Let me entertain you (VII)

Por outro lado, há dias em que tenho pena de não ser dos que contam a vida no blog.

(de certeza que estas últimas semanas haviam de ser um pico de audiência, ainda que seja Agosto)

Let me entertain you (VI)

Às vezes, quase nunca, este blog é uma espécie de Histórias de Nick Adams, de Hemingway.

Let me entertain you (V)

O essencial nisso da felicidade é estar disponível para ser fascinado.

Let me entertain you (IV)

A tribo dos que vão para o Algarve em Agosto (sois boa gente, isto é só a gente a falar...) tem uma nova indignação de estimação, a incrível história da praia fantasma numa dessas localizações que as pessoas que vão para o Algarve em Agosto escolhem, o areal pejado de chapéus de praia e toalhas sem que se vislumbre vivalma, uma espécie de coisa Chernobiliana, as pessoas marcaram o lugar e foram só ali dormir mais um pedacinho, ou comprar "A Bola" e umas carcaças para o almoço, o problema, digo eu, será quando aquelas pessoas regressarem lá das vidas delas e ligarem os rádios na Renascença e gritarem com os infantes que estão a fazer acrobacias no areal e abrirem as latas de atum e colocarem o atum nas carcaças que compararam depois de instalarem os guarda-sois e atenderem os telemóveis e responderem com ar feliz "estou aqui no Algarve" a quem os escuta do outro lado.

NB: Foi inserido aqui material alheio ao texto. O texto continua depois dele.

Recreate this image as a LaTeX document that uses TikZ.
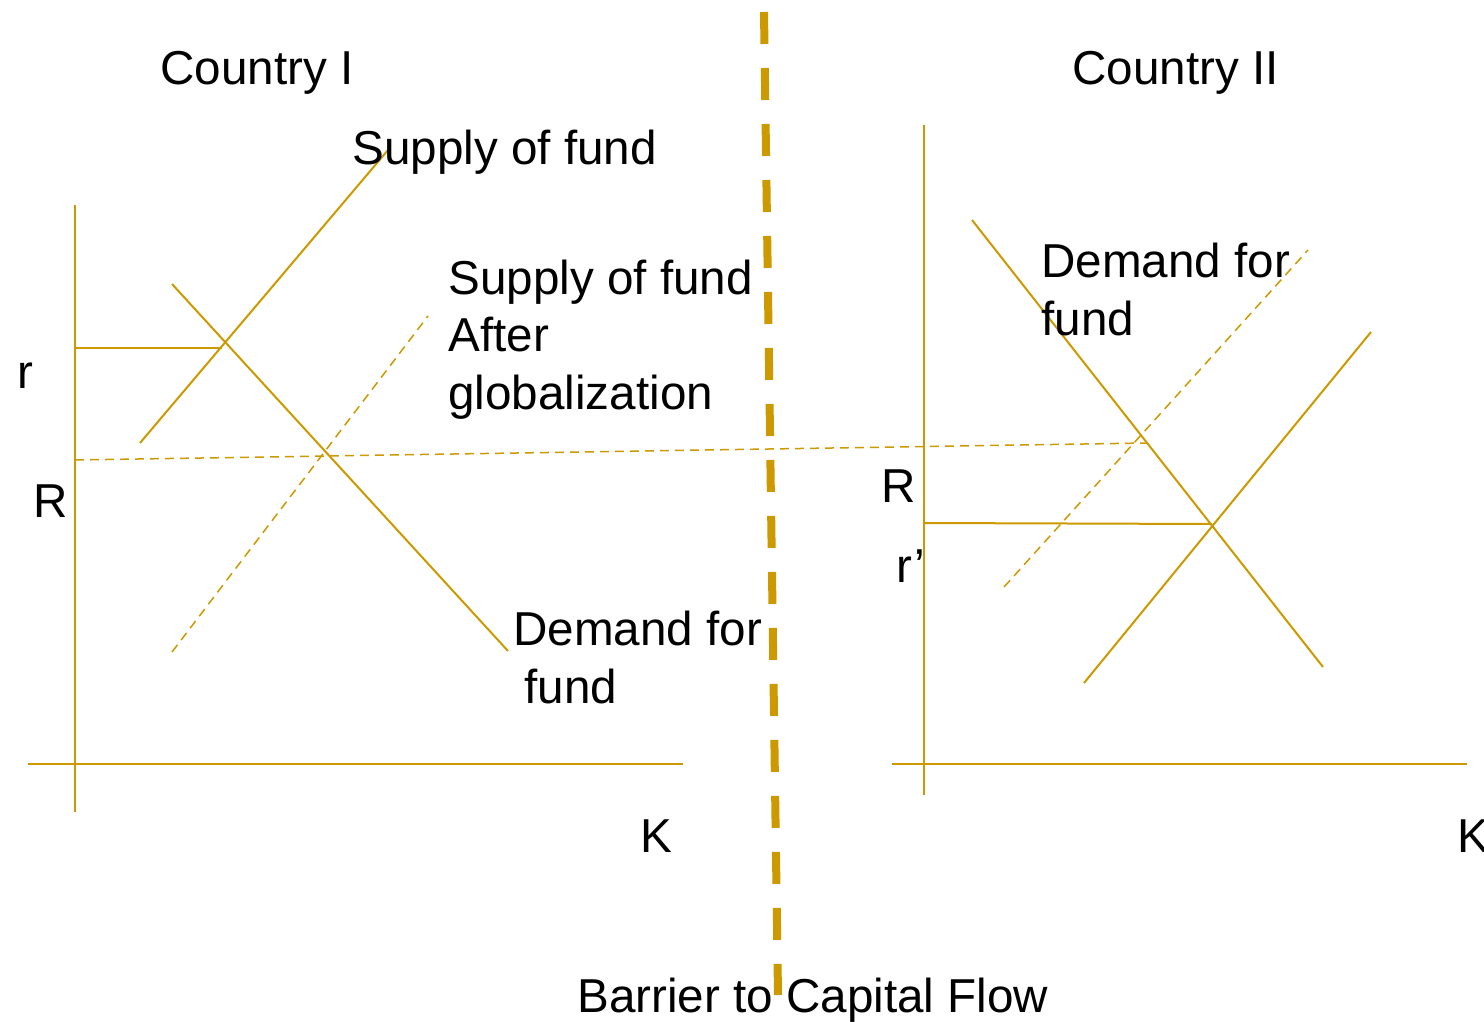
\documentclass[tikz,border=0pt]{standalone}
\usepackage{fontspec}
\setmainfont{Liberation Sans}
\definecolor{gold}{RGB}{204,153,0}
\begin{document}
\begin{tikzpicture}[x=0.5pt,y=-0.5pt,
  solidln/.style={draw=gold,line width=1pt},
  dashln/.style={draw=gold,line width=0.75pt,dash pattern=on 4.5pt off 3pt},
  barrier/.style={draw=gold,line width=4pt,dash pattern=on 16pt off 12pt},
  lbl/.style={anchor=base west,inner sep=0pt,font=\fontsize{23.8}{28.75}\selectfont,align=left}]
\useasboundingbox (0,0) rectangle (1484,1022);
% Country I coordinates
\coordinate (yA1) at (75,205); \coordinate (yB1) at (75,812);
\coordinate (xA1) at (28,764); \coordinate (xB1) at (683,764);
\coordinate (s1a) at (140,443); \coordinate (s1b) at (388,150);
\coordinate (d1a) at (172,284); \coordinate (d1b) at (508,651);
\coordinate (r1a) at (75,348); \coordinate (r1b) at (222,348);
\coordinate (g1a) at (172,652); \coordinate (g1b) at (428,316);
\coordinate (Ra) at (75,460); \coordinate (Rb) at (1147,443);
% Country II coordinates
\coordinate (yA2) at (924,125); \coordinate (yB2) at (924,795);
\coordinate (xA2) at (892,764); \coordinate (xB2) at (1467,764);
\coordinate (d2a) at (972,220); \coordinate (d2b) at (1323,667);
\coordinate (s2a) at (1084,683); \coordinate (s2b) at (1371,332);
\coordinate (r2a) at (924,523); \coordinate (r2b) at (1212,524);
\coordinate (g2a) at (1004,587); \coordinate (g2b) at (1308,250);
% barrier
\coordinate (bA) at (764,12); \coordinate (bB) at (778,995);

\draw[solidln] (yA1) -- (yB1);
\draw[solidln] (xA1) -- (xB1);
\draw[solidln] (s1a) -- (s1b);
\draw[solidln] (d1a) -- (d1b);
\draw[solidln] (r1a) -- (r1b);
\draw[dashln] (g1a) -- (g1b);
\draw[dashln] (Ra) -- (Rb);

\draw[solidln] (yA2) -- (yB2);
\draw[solidln] (xA2) -- (xB2);
\draw[solidln] (d2a) -- (d2b);
\draw[solidln] (s2a) -- (s2b);
\draw[solidln] (r2a) -- (r2b);
\draw[dashln] (g2a) -- (g2b);

\draw[barrier] (bA) -- (bB);

\node[lbl] (c1) at (160,85) {Country I};
\node[lbl] (sf1) at (352,165) {Supply of fund};
\node[lbl] (sf2) at (448,409) {Supply of fund\\After\\globalization};
\node[lbl] (df1) at (513,703) {Demand for\\\hspace{0.23em}fund};
\node[lbl] (k1) at (640,852) {K};
\node[lbl] (r1) at (17,388) {r};
\node[lbl] (R1) at (33,517) {R};
\node[lbl] (c2) at (1072,85) {Country II};
\node[lbl] (df2) at (1041,335) {Demand for\\fund};
\node[lbl] (R2) at (881,502) {R};
\node[lbl] (r2) at (896,582) {r’};
\node[lbl] (k2) at (1457,852) {K};
\node[lbl] (bar) at (577,1012) {Barrier to Capital Flow};
\end{tikzpicture}
\end{document}
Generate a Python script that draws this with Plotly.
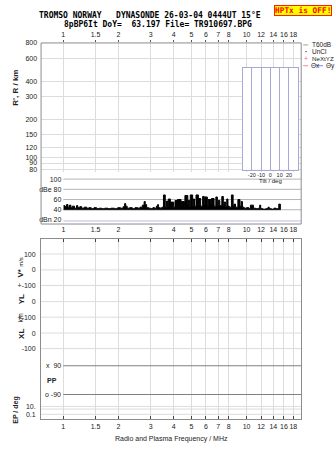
import plotly.graph_objects as go

W, H = 335, 451


def px(x):
    return x / W


def py(y):
    return 1 - y / H


# ---------------- data ----------------
freq_ticks = [1, 1.5, 2, 3, 4, 5, 6, 7, 8, 10, 12, 14, 16, 18]
freq_ticktext = ["1", "1.5", "2", "3", "4", "5", "6", "7", "8", "10", "12", "14", "16", "18"]
range_ticks = [80, 90, 100, 120, 150, 200, 300, 400, 600, 800]
amp_ticks = [20, 40, 60, 80, 100]
amp_ticktext = ["dBn 20", "40", "60", "dBe 80", "100"]
amp_grid = [40, 60, 80, 100]
amp_floor = 40
noise_level = 18
tilt_ticks = [-20, -10, 0, 10, 20]

amp_freq = [1.00, 1.02, 1.04, 1.06, 1.08, 1.10, 1.12, 1.15, 1.18, 1.20, 1.23, 1.26,
            1.30, 1.34, 1.38, 1.42, 1.47, 1.52, 1.57, 1.62, 1.68, 1.75, 1.82, 1.90,
            1.98, 2.05, 2.12, 2.16, 2.19, 2.23, 2.30, 2.38, 2.46, 2.55, 2.62, 2.70,
            2.76, 2.80, 2.85, 2.92, 3.00, 3.08, 3.15, 3.22, 3.27, 3.31, 3.38, 3.45,
            3.52, 3.60, 3.66, 3.71, 3.74, 3.84, 4.00, 4.07, 4.18, 4.20, 4.39, 4.42,
            4.58, 4.61, 4.78, 4.80, 4.90, 4.93, 5.08, 5.12, 5.20, 5.30, 5.46, 5.50,
            5.62, 5.76, 5.88, 5.93, 6.11, 6.17, 6.39, 6.43, 6.65, 6.80, 6.93, 7.00,
            7.15, 7.33, 7.47, 7.55, 7.70, 7.80, 7.92, 8.05, 8.27, 8.45, 8.55, 8.70,
            8.97, 9.21, 9.35, 9.50, 9.70, 10.0, 10.3, 10.5, 10.9, 11.2, 11.6, 11.8,
            11.95, 12.3, 12.7, 13.1, 13.3, 13.7, 14.1, 14.5, 15.0, 15.3]
amp_db = [48, 46, 50, 45, 49, 44, 47, 43, 48, 44, 46, 43,
          45, 43, 44, 42, 44, 42, 43, 42, 43, 42, 43, 42,
          44, 43, 46, 52, 47, 43, 44, 42, 44, 43, 45, 49,
          56, 50, 44, 43, 42, 44, 43, 47, 50, 44, 43, 45,
          69, 46, 57, 47, 61, 55, 45, 58, 47, 60, 48, 56,
          46, 68, 50, 58, 46, 69, 48, 61, 47, 69, 50, 62,
          47, 66, 50, 65, 48, 60, 52, 62, 47, 65, 49, 58,
          48, 66, 49, 55, 46, 61, 47, 45, 69, 48, 51, 45,
          60, 47, 56, 45, 43, 44, 42, 49, 43, 42, 43, 49,
          42, 41, 42, 45, 42, 41, 43, 42, 51, 40]

lower_tick_pos = [166.7, 150.7, 135, 118.7, 103, 87, 71.3, 13.0, 5.0]
lower_tick_text = ["100", "0", "+-100", "0", "+-100", "0", "-100", "10.", "0.1"]
lower_grid = [166.7, 150.7, 135, 118.7, 103, 87, 71.3, 13.0, 10.3, 5.0]
pp_levels = [54, 25]
pp_text = ["x  90", "o -90"]

# ---------------- layout geometry ----------------
XL, XR = 39.3, 301.0
x_range = [-0.1215, 1.2984]
TOP_T, TOP_B = 39.3, 170.0
AMP_T, AMP_B = 172.0, 222.0
LOW_T, LOW_B = 237.0, 419.0

GRID = "#dcdcdc"
FRAME = "#8c8c8c"
LAV = "#a8a8d8"
TXT = "#222222"
FONT = "Liberation Sans"
MONO = "DejaVu Sans Mono"

fig = go.Figure()

# amplitude (filled spikes from floor)
fig.add_trace(go.Scatter(x=[amp_freq[0], amp_freq[-1]], y=[amp_floor, amp_floor],
                         xaxis="x2", yaxis="y2", mode="lines",
                         line=dict(width=0.5, color="black"), hoverinfo="skip",
                         showlegend=False))
fig.add_trace(go.Scatter(x=amp_freq, y=amp_db, xaxis="x2", yaxis="y2", mode="lines",
                         line=dict(shape="hv", width=1, color="black"),
                         fill="tonexty", fillcolor="black", showlegend=False))

# empty top panel trace to keep axes
fig.add_trace(go.Scatter(x=[1], y=[100], xaxis="x", yaxis="y", mode="markers",
                         marker=dict(opacity=0), showlegend=False, hoverinfo="skip"))
# tilt inset
fig.add_trace(go.Scatter(x=[0], y=[0.5], xaxis="x4", yaxis="y4", mode="markers",
                         marker=dict(opacity=0), showlegend=False, hoverinfo="skip"))
# PP lines in lower panel
for lv in pp_levels:
    fig.add_trace(go.Scatter(x=[1, 10 ** x_range[1]], y=[lv, lv], xaxis="x3", yaxis="y3",
                             mode="lines", line=dict(color="#808080", width=1),
                             showlegend=False, hoverinfo="skip"))

tickfont = dict(family=FONT, size=7, color=TXT)

fig.update_layout(
    width=W, height=H, margin=dict(l=0, r=0, t=0, b=0),
    paper_bgcolor="white", plot_bgcolor="white", showlegend=False,
    xaxis=dict(type="log", range=x_range, domain=[px(XL), px(XR)], anchor="y",
               side="top", tickvals=freq_ticks, ticktext=freq_ticktext, tickangle=0,
               showgrid=True, gridcolor=GRID, gridwidth=1, zeroline=False,
               ticks="outside", ticklen=2, tickcolor="#555", tickfont=tickfont,
               showline=False),
    yaxis=dict(type="log", range=[1.8795, 2.9031], domain=[py(TOP_B), py(TOP_T)],
               anchor="x", tickvals=range_ticks, ticktext=[str(v) for v in range_ticks],
               showgrid=True, gridcolor=GRID, zeroline=False, ticks="",
               tickfont=tickfont, ticklabelstandoff=3, showline=False),
    xaxis2=dict(type="log", range=[0, x_range[1]], domain=[px(61.7), px(XR)], anchor="y2",
                tickvals=freq_ticks, ticktext=freq_ticktext, tickangle=0, showgrid=False,
                zeroline=False, ticks="", tickfont=tickfont, showline=False),
    yaxis2=dict(range=[12.0, 109.1], domain=[py(AMP_B), py(AMP_T)], anchor="x2",
                tickvals=amp_ticks, ticktext=amp_ticktext, showgrid=False,
                zeroline=False, ticks="", tickfont=tickfont, ticklabelstandoff=1,
                showline=False),
    xaxis3=dict(type="log", range=x_range, domain=[px(XL), px(XR)], anchor="y3",
                tickvals=freq_ticks, ticktext=freq_ticktext, tickangle=0, showgrid=True,
                gridcolor=GRID, zeroline=False, ticks="inside", ticklen=3,
                tickcolor="#444", tickfont=tickfont, showline=True, linecolor=FRAME,
                mirror="ticks"),
    yaxis3=dict(range=[0, LOW_B - LOW_T], domain=[py(LOW_B), py(LOW_T)], anchor="x3",
                tickvals=lower_tick_pos, ticktext=lower_tick_text, showgrid=False,
                zeroline=False, ticks="", tickfont=tickfont, ticklabelstandoff=3,
                showline=True, linecolor=FRAME, mirror=True),
    xaxis4=dict(range=[-30, 30], domain=[px(242), px(298)], anchor="y4",
                tickvals=tilt_ticks, ticktext=[str(v) for v in tilt_ticks], tickangle=0,
                showgrid=True, gridcolor=LAV, zeroline=False, ticks="",
                tickfont=dict(family=FONT, size=5.5, color=TXT), showline=True,
                linecolor=LAV, mirror=True,
                title=dict(text="Tilt / deg", font=dict(family=FONT, size=6, color=TXT),
                           standoff=0)),
    yaxis4=dict(range=[0, 1], domain=[py(167.3), py(64.7)], anchor="x4",
                showticklabels=False, showgrid=False, zeroline=False, ticks="",
                showline=True, linecolor=LAV, mirror=True),
)

shapes = []
# top frame (range + amplitude)
shapes.append(dict(type="line", xref="paper", yref="paper", x0=px(XL), x1=px(XR),
                   y0=py(TOP_T), y1=py(TOP_T), line=dict(color=FRAME, width=1)))
shapes.append(dict(type="line", xref="paper", yref="paper", x0=px(XL), x1=px(XR),
                   y0=py(AMP_B), y1=py(AMP_B), line=dict(color=FRAME, width=1)))
shapes.append(dict(type="line", xref="paper", yref="paper", x0=px(XR), x1=px(XR),
                   y0=py(TOP_T), y1=py(AMP_B), line=dict(color=FRAME, width=1)))
shapes.append(dict(type="line", xref="paper", yref="paper", x0=px(XL), x1=px(XL),
                   y0=py(TOP_T), y1=py(AMP_B), line=dict(color=FRAME, width=1)))
# amplitude grid lines
for v in amp_grid:
    shapes.append(dict(type="line", xref="x2 domain", yref="y2", x0=0, x1=1, y0=v, y1=v,
                       line=dict(color="#b4b4b4", width=1), layer="below"))
shapes.append(dict(type="line", xref="x2 domain", yref="y2", x0=0, x1=1,
                   y0=noise_level, y1=noise_level, line=dict(color="#b8b8ec", width=1)))
# lower panel grid lines
for v in lower_grid:
    shapes.append(dict(type="line", xref="x3 domain", yref="y3", x0=0, x1=1, y0=v, y1=v,
                       line=dict(color=GRID, width=1), layer="below"))

# legend sample marks
shapes.append(dict(type="line", xref="paper", yref="paper", x0=px(303), x1=px(308),
                   y0=py(41.3), y1=py(41.3), line=dict(color="#a0a0a0", width=1)))
shapes.append(dict(type="line", xref="paper", yref="paper", x0=px(303), x1=px(308),
                   y0=py(62.3), y1=py(62.3), line=dict(color="#ff8098", width=1)))
shapes.append(dict(type="line", xref="paper", yref="paper", x0=px(316), x1=px(323),
                   y0=py(62.3), y1=py(62.3), line=dict(color="#8080ff", width=1)))
fig.update_layout(shapes=shapes)

ann = []


def text(x, y, s, size=7, anchor="center", family=FONT, color=TXT, angle=0, **kw):
    ann.append(dict(x=px(x), y=py(y), xref="paper", yref="paper", text=s, showarrow=False,
                    xanchor=anchor, yanchor="middle", textangle=angle,
                    font=dict(family=family, size=size, color=color), **kw))


text(149.2, 11.5, "<b>TROMSO NORWAY   DYNASONDE 26-03-04 0444UT 15°E</b>", size=8,
     family=MONO, color="black")
text(156.7, 20.5, "<b>8pBP6It DoY=  63.197 File= TR910697.BPG</b>", size=8, family=MONO,
     color="black")
text(302.5, 7, "<b>HPTx is OFF!</b>", size=7.8, family=MONO, color="#ff0000",
     bgcolor="#ffff00", bordercolor="#ff2000", borderwidth=1, borderpad=0)

# legend text
text(309.5, 41.3, "T60dB", anchor="left", size=6.5)
text(305.5, 47.8, "<b>·</b>", anchor="center", color="black")
text(309.5, 48.3, "UnCl", anchor="left", size=6.5)
text(305.5, 55, "+", anchor="center", color="#ff6090")
text(309.5, 55, "NeXtYZ", anchor="left", size=6.2)
text(308.5, 62.3, "Θx", anchor="left", size=6.5)
text(324, 62.3, "Θy", anchor="left", size=6.5)

# axis titles
text(14, 84.5, "<b>R', R / km</b>", size=8, angle=-90)
text(19, 266, "<b>V*</b> <span style='font-size:6px'>m/s</span>", size=8, angle=-90)
text(19, 298, "<b>YL</b>", size=8, angle=-90)
text(19, 316.5, "km", size=7, angle=-90)
text(19, 333, "<b>XL</b>", size=8, angle=-90)
text(43, 380, "<b>PP</b>", size=7, anchor="left")
text(14, 409.5, "<b>EP / deg</b>", size=7, angle=-90)
for lv, s in zip(pp_levels, pp_text):
    ann.append(dict(x=0, xref="x3 domain", y=lv, yref="y3", text=s, showarrow=False,
                    xanchor="right", yanchor="middle", xshift=(61.5 - XL),
                    font=dict(family=FONT, size=7, color=TXT)))

text(171, 438.7, "Radio and Plasma Frequency / MHz", size=7)

fig.update_layout(annotations=ann)
fig.write_html("out.html")
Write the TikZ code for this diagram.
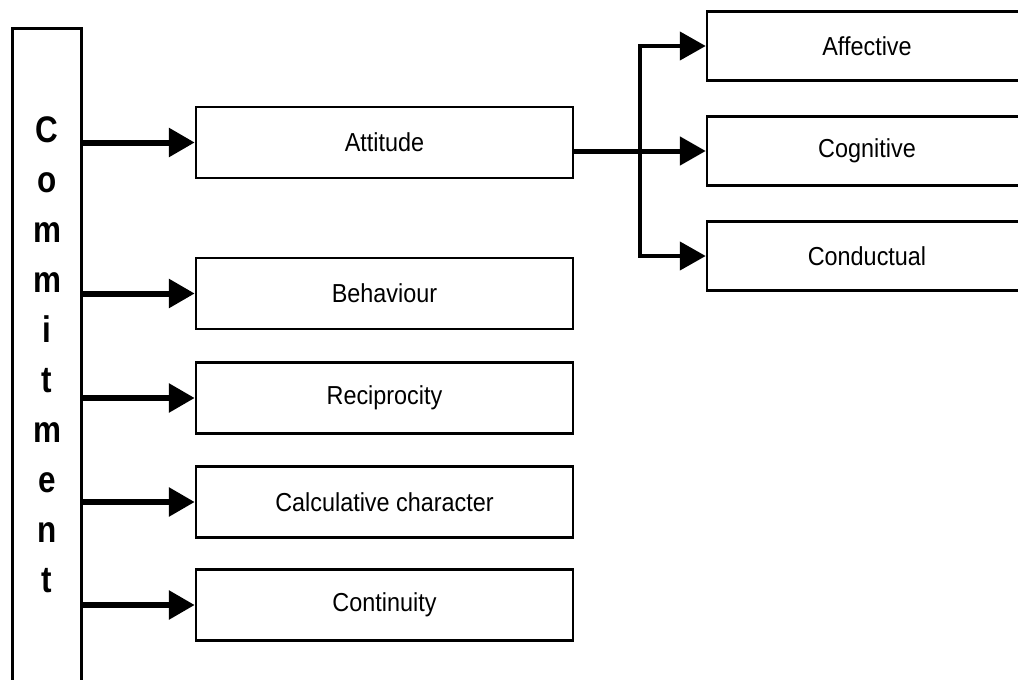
\documentclass[tikz,border=0pt]{standalone}
\usepackage{fontspec}
\setmainfont{Liberation Sans}[FakeStretch=0.9]
\newfontfamily\condbold{Liberation Sans Bold}[FakeStretch=0.85]
\usetikzlibrary{arrows.meta}
\tikzset{
  box/.style={draw,line width=2.5pt,rectangle,inner sep=0pt,minimum width=377pt,minimum height=71pt,font=\fontsize{26}{30}\selectfont},
  rbox/.style={box,minimum width=320pt,minimum height=69pt},
  mainarrow/.style={line width=6pt,-{Triangle[length=26pt,width=28pt]}},
  brancharrow/.style={line width=4.5pt,line join=miter,{Triangle[length=26pt,width=28pt]}-{Triangle[length=26pt,width=28pt]}},
}
\begin{document}
\begin{tikzpicture}[x=1pt,y=-1pt]
\useasboundingbox (0,0) rectangle (1018,680);
% Commitment column
\node[draw,line width=3pt,rectangle,inner sep=0pt,minimum width=69pt,minimum height=672pt] (commit) at (46.5,364) {};
\node[inner sep=0pt,align=center,font=\condbold\fontsize{37}{50}\selectfont] (ctext) at (47,355) {C\\o\\m\\m\\i\\t\\m\\e\\n\\t};
% left boxes
\node[box] (att) at (384.5,142.5) {Attitude};
\node[box] (beh) at (384.5,293.5) {Behaviour};
\node[box] (rec) at (384.5,398) {Reciprocity};
\node[box] (cal) at (384.5,502) {Calculative character};
\node[box] (con) at (384.5,605) {Continuity};
% right boxes
\node[rbox] (aff) at (867,46) {Affective};
\node[rbox] (cog) at (867,151) {Cognitive};
\node[rbox] (cnd) at (867,256) {Conductual};
% arrows from commitment
\foreach \n in {att,beh,rec,cal,con}{
  \draw[mainarrow] (commit.east |- \n.west) -- (\n.west);
}
% attitude to components
\coordinate (j) at (640,151);
\draw[mainarrow,line width=5pt] (att.east |- cog.west) -- (cog.west);
\draw[brancharrow] (aff.west) -- (j |- aff.west) -- (j |- cnd.west) -- (cnd.west);
\end{tikzpicture}
\end{document}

Let me entertain you (III)

Por duas vezes na minha vida não fiz a pergunta certa na altura certa e alguém a fez por mim.

A segunda vez foi ontem.

Let me entertain you (II)

No dia em que os meus apontamentos deixaram de ser escritos no Moleskine de capa preta que comprei em Bratislava e passaram a ser escritos numa aplicação de apontamentos de telemóvel, os posts ficaram bastante mais fracos.

Let me entertain you (I)

Aproxima-se o tempo da viagem grande e um destes dias as marcas a lápis em velhos mapas hão-de transformar-se em locais onde provarei vinho tinto e em mares que nunca são iguais aos retratos, a água é sempre mais fria.

É uma estranha alquimia esta, a que transforma pontos marcados num mapa em esplanadas ao sol e em montanhas difíceis de subir.